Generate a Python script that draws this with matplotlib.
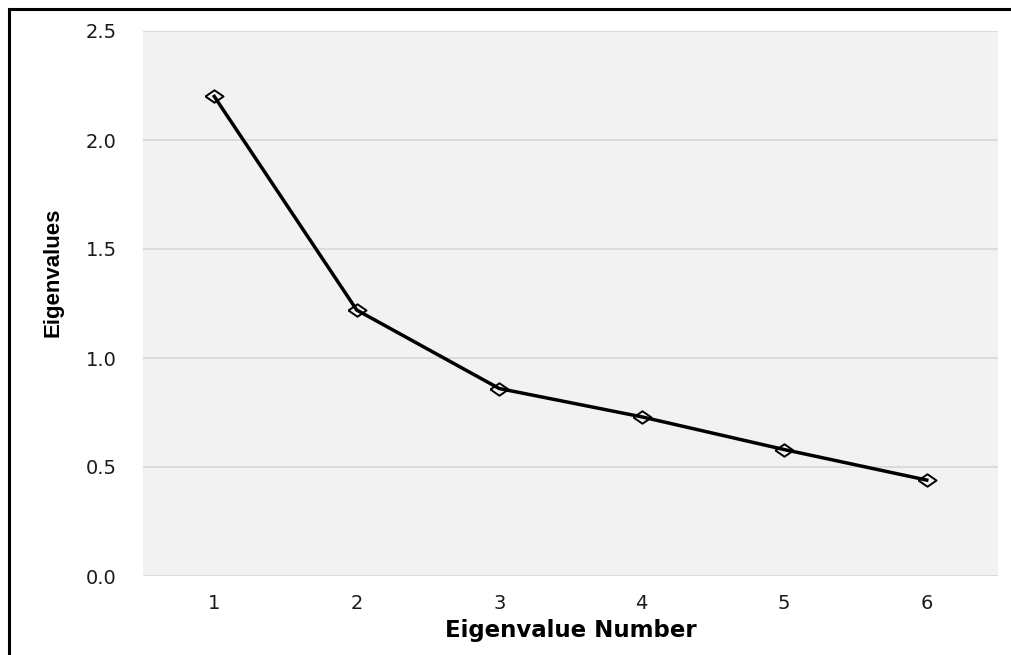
import matplotlib
matplotlib.use("Agg")
from matplotlib import pyplot as plt
from matplotlib.lines import Line2D

# scree plot data
numbers = [1, 2, 3, 4, 5, 6]
eigenvalues = [2.20, 1.22, 0.86, 0.73, 0.58, 0.44]
y_ticks = [0.0, 0.5, 1.0, 1.5, 2.0, 2.5]

plt.rcParams['font.family'] = ['DejaVu Sans']

fig = plt.figure(figsize=(10.12, 6.55), dpi=100)
W, H = 1012, 655
ax = fig.add_axes([143 / W, 1 - 576 / H, (998 - 143) / W, (576 - 31) / H])
ax.set_facecolor('#f2f2f2')

# wide diamond marker (the original image is stretched horizontally)
diamond = [(-1.45, 0), (0, 1), (1.45, 0), (0, -1), (-1.45, 0)]
ax.plot(numbers, eigenvalues, color='black', linewidth=2.5,
        marker=diamond, markersize=13, markerfacecolor='none',
        markeredgecolor='black', markeredgewidth=1.4, zorder=3)

ax.set_xlim(0.5, 6.5)
ax.set_ylim(0, 2.5)
ax.set_xticks(numbers)
ax.set_yticks(y_ticks)
ax.set_yticklabels(["%.1f" % v for v in y_ticks])
ax.grid(axis='y', color='#d9d9d9', linewidth=1.3)
ax.set_axisbelow(True)
for s in ax.spines.values():
    s.set_visible(False)
ax.tick_params(axis='both', length=0, labelsize=14, colors='#1a1a1a')
ax.tick_params(axis='y', pad=19)
ax.tick_params(axis='x', pad=13)

ax.set_xlabel("Eigenvalue Number", fontsize=16.5, fontweight='bold')
ax.xaxis.set_label_coords(0.5, -0.078)
ax.set_ylabel("Eigenvalues", fontsize=16, fontweight='bold',
              family=['Liberation Sans', 'DejaVu Sans'])
ax.yaxis.set_label_coords(-0.0924, 0.558)

# outer frame (only top and left visible in the crop)
fig.add_artist(Line2D([8.5 / W, 1], [1 - 8.5 / H, 1 - 8.5 / H],
                      transform=fig.transFigure, color='black', linewidth=2.2))
fig.add_artist(Line2D([8.5 / W, 8.5 / W], [0, 1 - 8.5 / H],
                      transform=fig.transFigure, color='black', linewidth=2.2))

fig.savefig("out.png", dpi=100)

---*---

What to work on :: Make an exact copy of the lines from the top of the material through the line with "markeredgecolor='black', markeredgewidth=1.4, zorder=3)", pictures excluded.

Reply ::
Generate a Python script that draws this with matplotlib.
import matplotlib
matplotlib.use("Agg")
from matplotlib import pyplot as plt
from matplotlib.lines import Line2D

# scree plot data
numbers = [1, 2, 3, 4, 5, 6]
eigenvalues = [2.20, 1.22, 0.86, 0.73, 0.58, 0.44]
y_ticks = [0.0, 0.5, 1.0, 1.5, 2.0, 2.5]

plt.rcParams['font.family'] = ['DejaVu Sans']

fig = plt.figure(figsize=(10.12, 6.55), dpi=100)
W, H = 1012, 655
ax = fig.add_axes([143 / W, 1 - 576 / H, (998 - 143) / W, (576 - 31) / H])
ax.set_facecolor('#f2f2f2')

# wide diamond marker (the original image is stretched horizontally)
diamond = [(-1.45, 0), (0, 1), (1.45, 0), (0, -1), (-1.45, 0)]
ax.plot(numbers, eigenvalues, color='black', linewidth=2.5,
        marker=diamond, markersize=13, markerfacecolor='none',
        markeredgecolor='black', markeredgewidth=1.4, zorder=3)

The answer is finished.